The well-worn path of believers is well worn because it’s narrow, not because
it’s easy or traversed by many. In fact,
the easy path without obstacles is desolate, and proves itself to be a desert in
which the devil dwells.
But for those carried
by the Holy Spirit, we are shown God’s glorious heaven where his church lives with
God in peace, this is the heavenly city shown to John in his Revelation.
We hear, “And he
(the angelic messenger) carried me away in the Spirit to a great, high
mountain, and showed me the holy city Jerusalem coming down out of heaven from
God, having the glory of God, its radiance like a most rare jewel, like a
jasper, clear as crystal.

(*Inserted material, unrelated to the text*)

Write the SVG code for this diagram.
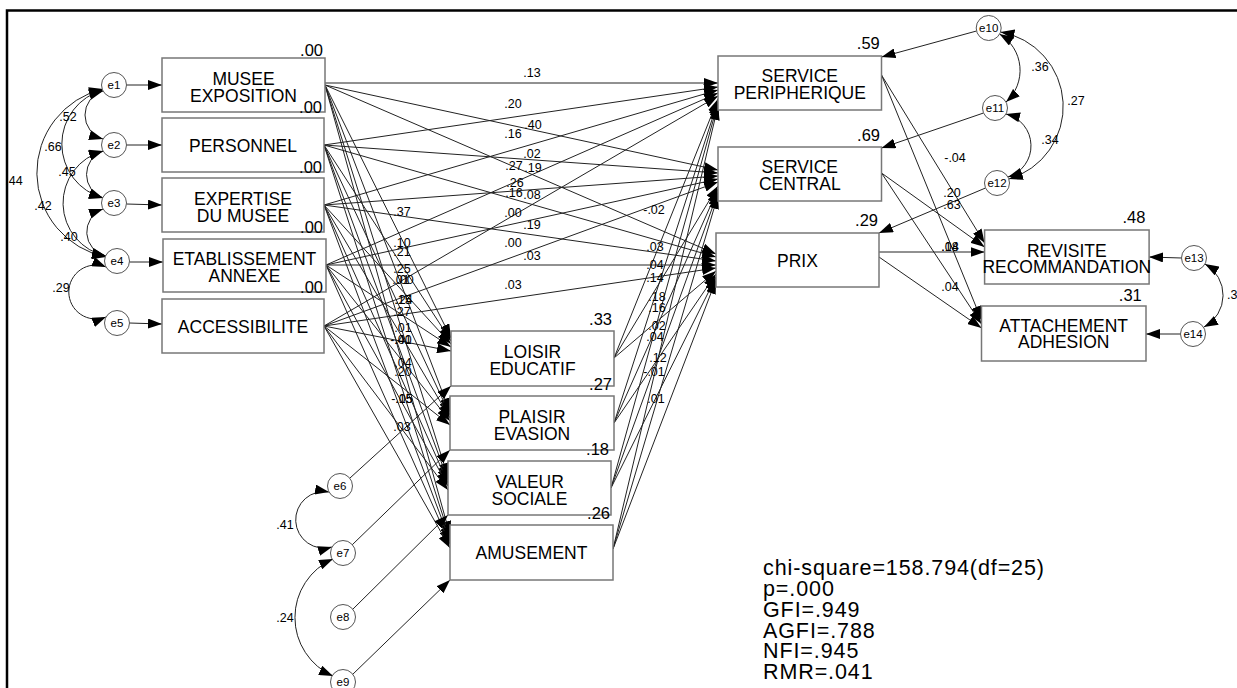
<svg xmlns="http://www.w3.org/2000/svg" width="1237" height="688" viewBox="0 0 1237 688">
<defs>
<marker id="ah" viewBox="0 0 14 10" refX="14" refY="5" markerWidth="14" markerHeight="10" markerUnits="userSpaceOnUse" orient="auto-start-reverse"><path d="M0,0 L14,5 L0,10 z" fill="#000"/></marker>
<style>
text{font-family:"Liberation Sans",Arial,sans-serif;fill:#000}
.box{fill:#fff;stroke:#777;stroke-width:1.5}
.bl{font-size:17.5px;text-anchor:middle}
.r2{font-size:16.5px;text-anchor:end}
.pl{font-size:12.5px;text-anchor:middle}
.ec{fill:#fff;stroke:#555;stroke-width:1}
.et{font-size:11.5px;text-anchor:middle}
.p{stroke:#222;stroke-width:1;fill:none;marker-end:url(#ah)}
.cv{stroke:#222;stroke-width:1;fill:none;marker-start:url(#ah);marker-end:url(#ah)}
.fit{font-size:21.5px;letter-spacing:0.9px}
</style>
</defs>
<rect x="0" y="0" width="1237" height="688" fill="#fff"/>
<g id="frame"><path d="M7,688 L7,10.5 L1237,10.5" fill="none" stroke="#000" stroke-width="2.5"/></g>

<g id="connectors">
<!-- error arrows left -->
<line class="p" x1="126.5" y1="85" x2="162" y2="85"/>
<line class="p" x1="126.5" y1="145" x2="162" y2="145"/>
<line class="p" x1="126.5" y1="204" x2="162" y2="205"/>
<line class="p" x1="129.5" y1="262" x2="163" y2="262"/>
<line class="p" x1="129.5" y1="323" x2="162" y2="324"/>
<!-- covariances left -->
<path class="cv" d="M103,91 A25,25 0 0 0 103,139"/>
<path class="cv" d="M103,90 A56,56 0 0 0 103,198"/>
<path class="cv" d="M103,89 A86,86 0 0 0 106,257"/>
<path class="cv" d="M103,151 A25,25 0 0 0 103,198"/>
<path class="cv" d="M103,151 A54,54 0 0 0 106,256"/>
<path class="cv" d="M103,209 A24.5,24.5 0 0 0 106,256"/>
<path class="cv" d="M106,267 A27,27 0 1 0 106,317"/>
<!-- exogenous to service peripherique -->
<line class="p" x1="325" y1="83" x2="718" y2="83"/>
<line class="p" x1="324" y1="145" x2="718" y2="87"/>
<line class="p" x1="324" y1="205" x2="718" y2="90"/>
<line class="p" x1="326" y1="265" x2="718" y2="93"/>
<line class="p" x1="324" y1="326" x2="718" y2="96"/>
<!-- to service central -->
<line class="p" x1="325" y1="85" x2="718" y2="170"/>
<line class="p" x1="324" y1="145" x2="718" y2="173"/>
<line class="p" x1="324" y1="205" x2="718" y2="176"/>
<line class="p" x1="326" y1="265" x2="718" y2="179"/>
<line class="p" x1="324" y1="326" x2="718" y2="182"/>
<!-- to prix -->
<line class="p" x1="325" y1="85" x2="716" y2="254"/>
<line class="p" x1="324" y1="145" x2="716" y2="257"/>
<line class="p" x1="324" y1="205" x2="716" y2="261"/>
<line class="p" x1="326" y1="265" x2="716" y2="265"/>
<line class="p" x1="324" y1="326" x2="716" y2="268"/>
<!-- to loisir -->
<line class="p" x1="325" y1="85" x2="451" y2="338"/>
<line class="p" x1="324" y1="145" x2="451" y2="341"/>
<line class="p" x1="324" y1="205" x2="451" y2="344"/>
<line class="p" x1="326" y1="265" x2="451" y2="347"/>
<line class="p" x1="324" y1="326" x2="451" y2="351"/>
<!-- to plaisir -->
<line class="p" x1="325" y1="85" x2="450" y2="412"/>
<line class="p" x1="324" y1="145" x2="450" y2="415"/>
<line class="p" x1="324" y1="205" x2="450" y2="418"/>
<line class="p" x1="326" y1="265" x2="450" y2="421"/>
<line class="p" x1="324" y1="326" x2="450" y2="425"/>
<!-- to valeur -->
<line class="p" x1="325" y1="85" x2="448" y2="477"/>
<line class="p" x1="324" y1="145" x2="448" y2="480"/>
<line class="p" x1="324" y1="205" x2="448" y2="483"/>
<line class="p" x1="326" y1="265" x2="448" y2="486"/>
<line class="p" x1="324" y1="326" x2="448" y2="490"/>
<!-- to amusement -->
<line class="p" x1="325" y1="85" x2="450" y2="535"/>
<line class="p" x1="324" y1="145" x2="450" y2="538"/>
<line class="p" x1="324" y1="205" x2="450" y2="541"/>
<line class="p" x1="326" y1="265" x2="450" y2="544"/>
<line class="p" x1="324" y1="326" x2="450" y2="548"/>
<!-- mediators to right column -->
<line class="p" x1="614" y1="358" x2="718" y2="99"/>
<line class="p" x1="614" y1="423" x2="718" y2="101"/>
<line class="p" x1="611" y1="488" x2="718" y2="103"/>
<line class="p" x1="613" y1="549" x2="718" y2="106"/>
<line class="p" x1="614" y1="358" x2="718" y2="186"/>
<line class="p" x1="614" y1="423" x2="718" y2="189"/>
<line class="p" x1="611" y1="488" x2="718" y2="192"/>
<line class="p" x1="613" y1="549" x2="718" y2="195"/>
<line class="p" x1="614" y1="358" x2="716" y2="271"/>
<line class="p" x1="614" y1="423" x2="716" y2="274"/>
<line class="p" x1="611" y1="488" x2="716" y2="277"/>
<line class="p" x1="613" y1="549" x2="716" y2="280"/>
<!-- error arrows bottom -->
<line class="p" x1="350" y1="478" x2="451" y2="386"/>
<line class="p" x1="352" y1="545" x2="450" y2="450"/>
<line class="p" x1="352" y1="610" x2="448" y2="515"/>
<line class="p" x1="352" y1="675" x2="450" y2="580"/>
<path class="cv" d="M329,492 A28.3,28.3 0 1 0 332,547"/>
<path class="cv" d="M333,559 A64,64 0 0 0 333,676"/>
<!-- right column to outcomes -->
<line class="p" x1="881.5" y1="75" x2="984.6" y2="243"/>
<line class="p" x1="881.5" y1="75" x2="981.5" y2="320"/>
<line class="p" x1="881.5" y1="173" x2="984.6" y2="247"/>
<line class="p" x1="881.5" y1="173" x2="981.5" y2="324"/>
<line class="p" x1="879" y1="252" x2="984.6" y2="252"/>
<line class="p" x1="879" y1="257" x2="981.5" y2="328"/>
<!-- error arrows right -->
<line class="p" x1="976.5" y1="31" x2="881.5" y2="57"/>
<line class="p" x1="983.5" y1="113" x2="881.5" y2="148"/>
<line class="p" x1="985.5" y1="188" x2="879" y2="233"/>
<line class="p" x1="1181.5" y1="258" x2="1149" y2="257"/>
<line class="p" x1="1180.5" y1="334" x2="1146" y2="334"/>
<path class="cv" d="M999.5,34 A42.5,42.5 0 0 1 1006,102"/>
<path class="cv" d="M1006,114 A32.7,32.7 0 0 1 1008,177"/>
<path class="cv" d="M1000.5,32 A75.6,75.6 0 0 1 1009,179"/>
<path class="cv" d="M1205,264 A36,36 0 0 1 1204,327"/>
</g>

<g id="path-labels" class="pl">
<text x="68" y="121">.52</text><text x="53" y="151">.66</text><text x="14" y="185">.44</text>
<text x="67" y="176">.45</text><text x="43" y="210">.42</text><text x="69" y="241">.40</text><text x="61" y="292">.29</text>
<text x="532" y="77">.13</text><text x="513" y="108">.20</text><text x="533" y="129">.40</text>
<text x="513" y="138">.16</text><text x="532" y="158">.02</text><text x="514" y="170">.27</text>
<text x="533" y="172">.19</text><text x="515" y="187">.26</text><text x="514" y="197">.16</text>
<text x="532" y="199">.08</text><text x="513" y="217">.00</text><text x="532" y="229">.19</text>
<text x="513" y="247">.00</text><text x="532" y="260">.03</text><text x="513" y="289">.03</text>
<text x="402" y="216">.37</text><text x="402" y="247">.10</text><text x="402" y="256">.21</text>
<text x="402" y="273">.25</text><text x="401" y="284">.01</text><text x="405" y="284">.00</text>
<text x="403" y="304">.15</text><text x="404" y="304">.24</text><text x="402" y="316">.27</text>
<text x="403" y="332">.01</text><text x="403" y="344">.40</text><text x="401" y="344">-.01</text>
<text x="403" y="367">.04</text><text x="403" y="376">.20</text><text x="402" y="403">-.15</text>
<text x="404" y="403">.05</text><text x="402" y="431">.03</text>
<text x="654" y="214">-.02</text><text x="655" y="251">.03</text><text x="655" y="269">.04</text>
<text x="655" y="282">.14</text><text x="657" y="301">.18</text><text x="657" y="312">.16</text>
<text x="657" y="330">.02</text><text x="655" y="341">.04</text><text x="658" y="362">.12</text>
<text x="654" y="376">-.01</text><text x="656" y="403">.01</text>
<text x="955" y="162">-.04</text><text x="952" y="197">.20</text><text x="952" y="209">.63</text>
<text x="950" y="251">.14</text><text x="950" y="251">.08</text><text x="950" y="291">.04</text>
<text x="1040" y="71">.36</text><text x="1076" y="105">.27</text><text x="1050" y="144">.34</text>
<text x="285" y="529">.41</text><text x="285" y="622">.24</text>
<text x="1227" y="299" style="text-anchor:start">.3</text>
</g>

<g id="e1"><circle class="ec" cx="114" cy="85" r="12.5"/><text class="et" x="114" y="89">e1</text></g>
<g id="e2"><circle class="ec" cx="114" cy="145" r="12.5"/><text class="et" x="114" y="149">e2</text></g>
<g id="e3"><circle class="ec" cx="114" cy="203" r="12.5"/><text class="et" x="114" y="207">e3</text></g>
<g id="e4"><circle class="ec" cx="117" cy="261" r="12.5"/><text class="et" x="117" y="265">e4</text></g>
<g id="e5"><circle class="ec" cx="117" cy="323" r="12.5"/><text class="et" x="117" y="327">e5</text></g>
<g id="e6"><circle class="ec" cx="340" cy="486" r="12.5"/><text class="et" x="340" y="490">e6</text></g>
<g id="e7"><circle class="ec" cx="343" cy="553" r="12.5"/><text class="et" x="343" y="557">e7</text></g>
<g id="e8"><circle class="ec" cx="343" cy="617" r="12.5"/><text class="et" x="343" y="621">e8</text></g>
<g id="e9"><circle class="ec" cx="343" cy="682" r="12.5"/><text class="et" x="343" y="686">e9</text></g>
<g id="e10"><circle class="ec" cx="988.7" cy="28" r="12.5"/><text class="et" x="988.7" y="32">e10</text></g>
<g id="e11"><circle class="ec" cx="995" cy="108" r="12.5"/><text class="et" x="995" y="112">e11</text></g>
<g id="e12"><circle class="ec" cx="997" cy="183" r="12.5"/><text class="et" x="997" y="187">e12</text></g>
<g id="e13"><circle class="ec" cx="1194" cy="258" r="12.5"/><text class="et" x="1194" y="262">e13</text></g>
<g id="e14"><circle class="ec" cx="1193" cy="334" r="12.5"/><text class="et" x="1193" y="338">e14</text></g>

<g id="musee"><rect class="box" x="162" y="58" width="163" height="54"/><text class="bl" x="243.5" y="85">MUSEE</text><text class="bl" x="243.5" y="102">EXPOSITION</text><text class="r2" x="323" y="56">.00</text></g>
<g id="personnel"><rect class="box" x="162" y="118" width="162" height="54"/><text class="bl" x="243" y="152">PERSONNEL</text><text class="r2" x="322" y="113">.00</text></g>
<g id="expertise"><rect class="box" x="162" y="178" width="162" height="54"/><text class="bl" x="243" y="205">EXPERTISE</text><text class="bl" x="243" y="222">DU MUSEE</text><text class="r2" x="322" y="173">.00</text></g>
<g id="etablissement"><rect class="box" x="163" y="239" width="163" height="53"/><text class="bl" x="244.5" y="265">ETABLISSEMENT</text><text class="bl" x="244.5" y="282">ANNEXE</text><text class="r2" x="323" y="233">.00</text></g>
<g id="accessibilite"><rect class="box" x="162" y="299" width="162" height="54"/><text class="bl" x="243" y="333">ACCESSIBILITE</text><text class="r2" x="323" y="293">.00</text></g>

<g id="loisir"><rect class="box" x="451" y="331" width="163" height="55"/><text class="bl" x="532.5" y="358">LOISIR</text><text class="bl" x="532.5" y="375">EDUCATIF</text><text class="r2" x="612" y="325">.33</text></g>
<g id="plaisir"><rect class="box" x="450" y="396" width="164" height="54"/><text class="bl" x="532" y="423">PLAISIR</text><text class="bl" x="532" y="440">EVASION</text><text class="r2" x="612" y="390">.27</text></g>
<g id="valeur"><rect class="box" x="448" y="461" width="163" height="54"/><text class="bl" x="529.5" y="488">VALEUR</text><text class="bl" x="529.5" y="505">SOCIALE</text><text class="r2" x="609" y="455">.18</text></g>
<g id="amusement"><rect class="box" x="450" y="525" width="163" height="55"/><text class="bl" x="531.5" y="559">AMUSEMENT</text><text class="r2" x="610" y="519">.26</text></g>

<g id="service-peripherique"><rect class="box" x="718" y="56" width="163.5" height="54"/><text class="bl" x="799.8" y="82">SERVICE</text><text class="bl" x="799.8" y="99">PERIPHERIQUE</text><text class="r2" x="879.8" y="49">.59</text></g>
<g id="service-central"><rect class="box" x="718" y="147" width="163.5" height="54"/><text class="bl" x="799.8" y="173">SERVICE</text><text class="bl" x="799.8" y="190">CENTRAL</text><text class="r2" x="880" y="141">.69</text></g>
<g id="prix"><rect class="box" x="716" y="233" width="163" height="54"/><text class="bl" x="797.5" y="267">PRIX</text><text class="r2" x="878" y="226">.29</text></g>
<g id="revisite"><rect class="box" x="984.6" y="230" width="164.5" height="54"/><text class="bl" x="1066.8" y="257">REVISITE</text><text class="bl" x="1066.8" y="273">RECOMMANDATION</text><text class="r2" x="1145.4" y="223">.48</text></g>
<g id="attachement"><rect class="box" x="981.5" y="306" width="164.5" height="55"/><text class="bl" x="1063.7" y="332">ATTACHEMENT</text><text class="bl" x="1063.7" y="348">ADHESION</text><text class="r2" x="1141.8" y="301">.31</text></g>

<g id="fit-stats" class="fit">
<text x="763" y="575">chi-square=158.794(df=25)</text>
<text x="763" y="596">p=.000</text>
<text x="763" y="617">GFI=.949</text>
<text x="763" y="638">AGFI=.788</text>
<text x="763" y="658">NFI=.945</text>
<text x="763" y="679">RMR=.041</text>
</g>
</svg>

But nothing unclean will ever enter it, nor anyone
who does what is detestable or false, but only those who are written in the
Lamb’s book of life.” (Revelation
21:10–11, 22 ESV)
You with the
disciples who need the Holy Spirit to believe, to remain in the Word of God, to
love God and be loved by God are a part of this holy Jerusalem congregation. Even though we believe, yet know we are
sinners and still struggle with sin, we have peace because Jesus has given us a
holy helper in the Holy Spirit, who gives us the will and the way to hold onto
God’s Word; to know we are loved by God through his Word of Law and Gospel. So, we can love God and each other. Amen.
Let us pray. Spirit of our God, descending, fill our hearts with heavenly joy. The Father’s love, the love of Jesus Christ, your holy love, transcends all things. Your love is holy pleasure that never becomes sickening nor sour. Holy Spirit, with you provided, we are pardoned and guided. Nothing can your peace—our peace—destroy. Amen.